In the context of linear unbiased estimation, "best" always means with least variance. The variance of $t_\lambda$ is

$$\operatorname{Var}(t_\lambda) = \sum_{i=1}^4 \lambda_i^2 \operatorname{Var}(Y_i) + \sum_{i\ne j}^4 \lambda_i\lambda_j \operatorname{Cov}(Y_i,Y_j).$$

The only way to make progress is to add an assumption about the covariances: most likely, the question intended to stipulate they are all zero. (This does not imply the $Y_i$ are independent. Furthermore, the problem can be solved by making any assumption that stipulates those covariances up to a common multiplicative constant. The solution depends on the covariance structure.)

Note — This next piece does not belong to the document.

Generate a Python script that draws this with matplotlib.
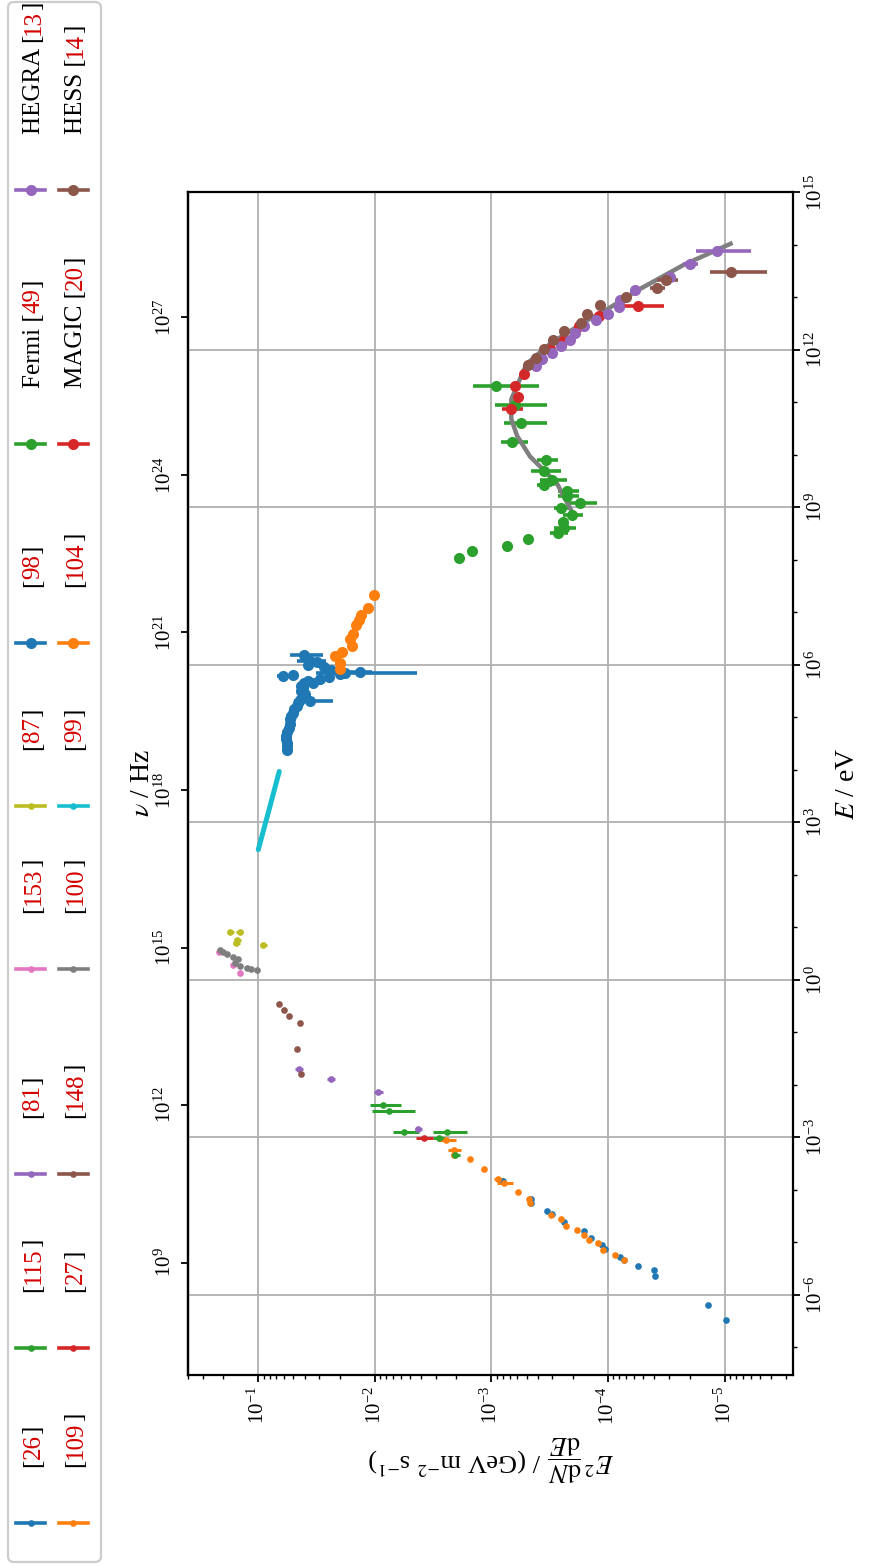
import numpy as np
import matplotlib
matplotlib.use("Agg")
import matplotlib.pyplot as plt
from matplotlib.lines import Line2D
from matplotlib.patches import FancyBboxPatch
from matplotlib.ticker import FixedLocator, NullLocator, NullFormatter, LogFormatterSciNotation

plt.rcParams['font.family'] = ['Liberation Serif', 'DejaVu Serif']
plt.rcParams['mathtext.fontset'] = 'stix'

W, H, DPI = 870, 1566, 100
H_PLANCK = 4.135667696e-15  # eV s

# ---------------- data: log10(E / eV), log10(E^2 dN/dE / GeV m^-2 s^-1), relative flux error
ref26_logE = [-6.47, -6.20, -5.63, -5.53, -5.44, -5.33, -5.28, -5.12, -5.05, -4.91, -4.79, -4.61, -4.46, -4.41, -4.25, -4.18, -3.83]
ref26_logF = [-5.01, -4.86, -4.40, -4.39, -4.26, -4.14, -4.10, -3.97, -3.95, -3.85, -3.79, -3.62, -3.52, -3.48, -3.34, -3.34, -3.10]
ref26_rel = [0.0] * 17

ref109_logE = [-5.34, -5.24, -5.14, -5.02, -4.95, -4.86, -4.77, -4.68, -4.56, -4.47, -4.25, -4.18, -4.03, -3.86, -3.79, -3.60, -3.41, -3.34, -3.23, -3.04]
ref109_logF = [-4.14, -4.06, -3.96, -3.91, -3.84, -3.79, -3.73, -3.64, -3.60, -3.51, -3.33, -3.32, -3.23, -3.11, -3.06, -2.94, -2.82, -2.68, -2.68, -2.61]
ref109_rel = [0, 0, 0, 0, 0, 0, 0, 0, 0, 0, 0, 0, 0, 0.15, 0.10, 0, 0, 0.06, 0.13, 0.18]

ref115_logE = [-2.38, -2.50, -2.90, -2.90, -3.01, -3.34]
ref115_logF = [-2.07, -2.12, -2.25, -2.62, -2.55, -2.69]
ref115_rel = [0.30, 0.40, 0.25, 0.33, 0.12, 0.09]

ref27_logE = [-3.02]
ref27_logF = [-2.42]
ref27_rel = [0.16]

ref81_logE = [-1.69, -1.88, -2.14, -2.83]
ref81_logF = [-1.35, -1.62, -2.03, -2.37]
ref81_rel = [0.08, 0.08, 0.08, 0.07]

ref148_logE = [-0.46, -0.57, -0.68, -0.83, -1.32, -1.79]
ref148_logF = [-1.18, -1.22, -1.26, -1.36, -1.33, -1.37]
ref148_rel = [0.0] * 6

ref153_logE = [0.53, 0.29, 0.13]
ref153_logF = [-0.66, -0.785, -0.84]
ref153_rel = [0.0] * 3

ref100_logE = [0.57, 0.53, 0.49, 0.44, 0.39, 0.32, 0.27, 0.23, 0.21, 0.19]
ref100_logF = [-0.67, -0.70, -0.73, -0.785, -0.83, -0.80, -0.84, -0.90, -0.94, -0.985]
ref100_rel = [0.0] * 10

ref87_logE = [0.92, 0.92, 0.76, 0.70, 0.67]
ref87_logF = [-0.76, -0.84, -0.82, -0.81, -1.04]
ref87_rel = [0.07] * 5

ref99_logE = [2.48, 3.22, 3.97]
ref99_logF = [-1.00, -1.09, -1.18]

ref98_logE = [4.38, 4.45, 4.52, 4.58, 4.64, 4.72, 4.80, 4.88, 4.96, 5.02, 5.09, 5.15, 5.22, 5.28, 5.31, 5.34,
              5.40, 5.44, 5.50, 5.56, 5.60, 5.66, 5.66, 5.70, 5.73, 5.76, 5.78, 5.80, 5.82, 5.85, 5.87, 5.90,
              5.95, 6.00, 6.05, 6.08, 6.18]
ref98_logF = [-1.25, -1.25, -1.25, -1.24, -1.24, -1.25, -1.26, -1.27, -1.27, -1.28, -1.30, -1.31, -1.33, -1.34, -1.44, -1.36,
              -1.38, -1.40, -1.37, -1.38, -1.37, -1.39, -1.47, -1.43, -1.53, -1.61, -1.21, -1.30, -1.70, -1.74, -1.87, -1.62,
              -1.56, -1.43, -1.50, -1.44, -1.39]
ref98_rel = [0, 0, 0, 0, 0, 0, 0, 0, 0, 0, 0, 0, 0, 0, 0.37, 0,
             0, 0, 0, 0, 0, 0, 0, 0, 0, 0, 0.12, 0, 0, 0.76, 0.21, 0,
             0, 0, 0, 0.28, 0.31]

ref104_logE = [5.93, 6.04, 6.16, 6.25, 6.36, 6.49, 6.59, 6.75, 6.85, 6.95, 7.08, 7.34]
ref104_logF = [-1.70, -1.70, -1.66, -1.72, -1.80, -1.79, -1.81, -1.84, -1.86, -1.88, -1.94, -1.99]
ref104_rel = [0.0] * 12

fermi_logE = [8.03, 8.16, 8.27, 8.39, 8.51, 8.61, 8.73, 8.86, 8.99, 9.08, 9.21, 9.32, 9.43, 9.53, 9.69, 9.91, 10.25, 10.60, 10.94, 11.31]
fermi_logF = [-2.725, -2.83, -3.13, -3.31, -3.57, -3.62, -3.61, -3.69, -3.60, -3.76, -3.65, -3.65, -3.45, -3.52, -3.45, -3.47, -3.18, -3.25, -3.20, -3.04]
fermi_rel = [0, 0, 0.04, 0.04, 0.18, 0.22, 0.10, 0.20, 0.15, 0.28, 0.20, 0.20, 0.15, 0.26, 0.29, 0.20, 0.26, 0.40, 0.47, 0.57]

magic_logE = [10.88, 11.10, 11.31, 11.54, 11.77, 12.01, 12.19, 12.46, 12.65, 12.84]
magic_logF = [-3.17, -3.23, -3.20, -3.28, -3.37, -3.50, -3.62, -3.75, -3.92, -4.26]
magic_rel = [0.20, 0, 0, 0, 0, 0, 0, 0, 0.05, 0.40]

hegra_logE = [11.69, 11.82, 11.94, 12.08, 12.19, 12.32, 12.45, 12.57, 12.69, 12.82, 12.94, 13.13, 13.38, 13.64, 13.88]
hegra_logF = [-3.38, -3.43, -3.52, -3.60, -3.67, -3.72, -3.79, -3.90, -4.00, -4.09, -4.10, -4.23, -4.53, -4.70, -4.93]
hegra_rel = [0, 0, 0, 0, 0, 0, 0, 0, 0, 0, 0, 0.05, 0.10, 0.15, 0.49]

hess_logE = [11.71, 11.85, 12.01, 12.19, 12.36, 12.51, 12.69, 12.86, 13.01, 13.17, 13.33, 13.49]
hess_logF = [-3.31, -3.38, -3.45, -3.53, -3.62, -3.77, -3.82, -3.93, -4.15, -4.42, -4.50, -5.05]
hess_rel = [0, 0, 0, 0, 0, 0, 0, 0, 0.05, 0.15, 0.20, 0.51]

fit_logE = [8.96, 9.46, 9.97, 10.36, 10.68, 11.06, 11.73, 12.11, 12.52, 12.81, 13.13, 13.62, 14.02]
fit_logF = [-3.68, -3.56, -3.33, -3.22, -3.17, -3.17, -3.30, -3.50, -3.79, -4.02, -4.25, -4.65, -5.05]

# legend texts: (prefix, citation number)
legend_labels = [("", "26"), ("", "109"), ("", "115"), ("", "27"), ("", "81"), ("", "148"),
                 ("", "153"), ("", "100"), ("", "87"), ("", "99"), ("", "98"), ("", "104"),
                 ("Fermi ", "49"), ("MAGIC ", "20"), ("HEGRA ", "13"), ("HESS ", "14")]

CITE_RED = '#d40000'
SMALL_MS, LARGE_MS = 4.8, 8.0

series = [
    (ref26_logE, ref26_logF, ref26_rel, 'C0', SMALL_MS),
    (ref109_logE, ref109_logF, ref109_rel, 'C1', SMALL_MS),
    (ref115_logE, ref115_logF, ref115_rel, 'C2', SMALL_MS),
    (ref27_logE, ref27_logF, ref27_rel, 'C3', SMALL_MS),
    (ref81_logE, ref81_logF, ref81_rel, 'C4', SMALL_MS),
    (ref148_logE, ref148_logF, ref148_rel, 'C5', SMALL_MS),
    (ref153_logE, ref153_logF, ref153_rel, 'C6', SMALL_MS),
    (ref100_logE, ref100_logF, ref100_rel, 'C7', SMALL_MS),
    (ref87_logE, ref87_logF, ref87_rel, 'C8', SMALL_MS),
    (ref99_logE, ref99_logF, None, 'C9', SMALL_MS),
    (ref98_logE, ref98_logF, ref98_rel, 'C0', LARGE_MS),
    (ref104_logE, ref104_logF, ref104_rel, 'C1', LARGE_MS),
    (fermi_logE, fermi_logF, fermi_rel, 'C2', LARGE_MS),
    (magic_logE, magic_logF, magic_rel, 'C3', LARGE_MS),
    (hegra_logE, hegra_logF, hegra_rel, 'C4', LARGE_MS),
    (hess_logE, hess_logF, hess_rel, 'C5', LARGE_MS),
]

# ---------------- figure & axes (chart drawn rotated by 90 degrees)
fig = plt.figure(figsize=(W / DPI, H / DPI), dpi=DPI)
L, R, T, B = 187.6, 793.5, 192.3, 1374.5
ax = fig.add_axes([L / W, 1 - B / H, (R - L) / W, (B - T) / H])
ax.set_xscale('log')
ax.set_yscale('log')
ax.set_xlim(10 ** -0.394, 10 ** -5.590)
ax.set_ylim(10 ** -7.515, 10 ** 15.0)

for i, (lE, lF, rel, col, ms) in enumerate(series):
    E = 10 ** np.asarray(lE)
    F = 10 ** np.asarray(lF)
    if rel is None:
        ax.plot(F, E, color=col, lw=3.6, solid_capstyle='round', zorder=3)
        continue
    ax.errorbar(F, E, xerr=F * np.asarray(rel), fmt='o', color=col, ms=ms, mew=0,
                elinewidth=2.6 if ms == LARGE_MS else 2.2, capsize=0, zorder=3)
    if col == 'C2' and ms == LARGE_MS:
        ax.plot(10 ** np.asarray(fit_logF), 10 ** np.asarray(fit_logE), color='C7', lw=3.2, zorder=3)

ax.set_axisbelow(True)
ax.grid(True, which='major', color='#b0b0b0', lw=1.3)
for sp in ax.spines.values():
    sp.set_linewidth(1.6)

ax.yaxis.set_major_locator(FixedLocator(10.0 ** np.arange(-6, 16, 3)))
ax.yaxis.set_minor_locator(FixedLocator(10.0 ** np.arange(-7, 16)))
ax.yaxis.set_major_formatter(LogFormatterSciNotation())
ax.yaxis.set_minor_formatter(NullFormatter())
ax.yaxis.tick_right()
ax.yaxis.set_label_position('right')
ax.tick_params(axis='both', which='major', labelrotation=90, labelsize=15, width=1.3, length=5)
ax.tick_params(axis='both', which='minor', width=1.0, length=3)

ax.set_ylabel(r'$E$ / eV', fontsize=20, rotation=90, labelpad=6)
ax.set_xlabel(r'$E^2\,\dfrac{\mathrm{d}N}{\mathrm{d}E}$ / (GeV m$^{-2}$ s$^{-1}$)',
              fontsize=19, rotation=180, labelpad=6)

sec = ax.secondary_yaxis('left', functions=(lambda e: e / H_PLANCK, lambda n: n * H_PLANCK))
sec.set_yticks(10.0 ** np.arange(9, 28, 3))
sec.yaxis.set_minor_locator(NullLocator())
sec.tick_params(axis='y', which='major', labelrotation=90, labelsize=15, width=1.3, length=5)
sec.spines['left'].set_linewidth(1.6)
sec.set_ylabel(r'$\nu$ / Hz', fontsize=20, rotation=90, labelpad=0)

# ---------------- legend (drawn rotated, as in the reference)
tr = fig.dpi_scale_trans
LEG_X0, LEG_X1, LEG_Y0, LEG_Y1 = 8, 101, 2, 1562
fig.add_artist(FancyBboxPatch(((LEG_X0) / DPI, (H - LEG_Y1) / DPI), (LEG_X1 - LEG_X0) / DPI,
                              (LEG_Y1 - LEG_Y0) / DPI, boxstyle='round,pad=0,rounding_size=0.06',
                              transform=tr, facecolor='white', edgecolor='#cccccc', lw=1.6, zorder=1))
LEG_COL_HANDLE_X = [30.5, 73.0]
LEG_COL_TEXT_X = [33.5, 75.5]
LEG_ROW_Y = [1523, 1348, 1174, 969, 806, 643, 444, 190]
HANDLE_HALF = 14.5
TEXT_OFFSET = 56

renderer = fig.canvas.get_renderer()
for i, ((prefix, num), (_, _, _, col, ms)) in enumerate(zip(legend_labels, series)):
    c, r = i % 2, i // 2
    hx, hy = LEG_COL_HANDLE_X[c], LEG_ROW_Y[r]
    fig.add_artist(Line2D([(hx - HANDLE_HALF) / DPI, (hx + HANDLE_HALF) / DPI], [(H - hy) / DPI] * 2,
                          transform=tr, color=col, lw=2.6, zorder=2))
    fig.add_artist(Line2D([hx / DPI], [(H - hy) / DPI], transform=tr, color=col, ls='none',
                          marker='o', ms=ms, mew=0, zorder=2))
    ty = hy - TEXT_OFFSET
    for s, tc in [(prefix + '[', 'black'), (num, CITE_RED), (']', 'black')]:
        t = fig.text(LEG_COL_TEXT_X[c] / DPI, (H - ty) / DPI, s, transform=tr, rotation=90,
                     ha='center', va='bottom', color=tc, fontsize=18, zorder=3)
        bb = t.get_window_extent(renderer)
        ty -= bb.height

fig.canvas.draw()
for lab in ax.get_yticklabels() + sec.get_yticklabels():
    lab.set_verticalalignment('center')

fig.savefig('out.png', dpi=DPI)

Since $\operatorname{Var}(Y_i)=\sigma^2,$ we obtain

$$\operatorname{Var}(t_\lambda) =\sigma^2(\lambda_1^2 + \lambda_2^2 + \lambda_3^2 + \lambda_4^2).\tag{2}$$

The problem therefore is to minimize $(2)$ subject to constraints $(1)$.

Solution

The constraints $(1)$ permit us to express all the $\lambda_i$ in terms of just two linear combinations of them. Let $u=\lambda_1-\lambda_3$ and $v=\lambda_1+\lambda_3$ (which are linearly independent). These determine $\lambda_1$ and $\lambda_3$ while the constraints determine $\lambda_2$ and $\lambda_4$. All we have to do is minimize $(2)$, which can be written

$$\sigma^2(\lambda_1^2 + \lambda_2^2 + \lambda_3^2 + \lambda_4^2) = \frac{\sigma^2}{4}\left(2u^2 + (2v-1)^2 + 1\right).$$

No constraints apply to $(u,v)$. Assume $\sigma^2 \ne 0$ (so that the variables aren't just constants). Since $u^2$ and $(2v-1)^2$ are smallest only when $u=2v-1=0$, it is now obvious that the unique solution is

$$\lambda = (\lambda_1,\lambda_2,\lambda_3,\lambda_4) = (1/4,1/4,1/4,1/4).$$

Option (C) is false because it does not give the best unbiased linear estimator. Option (D), although it doesn't give full information, nevertheless is correct, because

$$\theta_2 = E[t_{(0,1/2,0,-1/2)}(Y)]$$

is the expectation of a linear estimator.

It is easy to see that neither (A) nor (B) can be correct, because the space of expectations of linear estimators is generated by $\{\theta_2, \theta_1-\theta_3\}$ and none of $\theta_1,\theta_3,$ or $\theta_1+\theta_3$ are in that space.

Consequently (D) is the unique correct answer.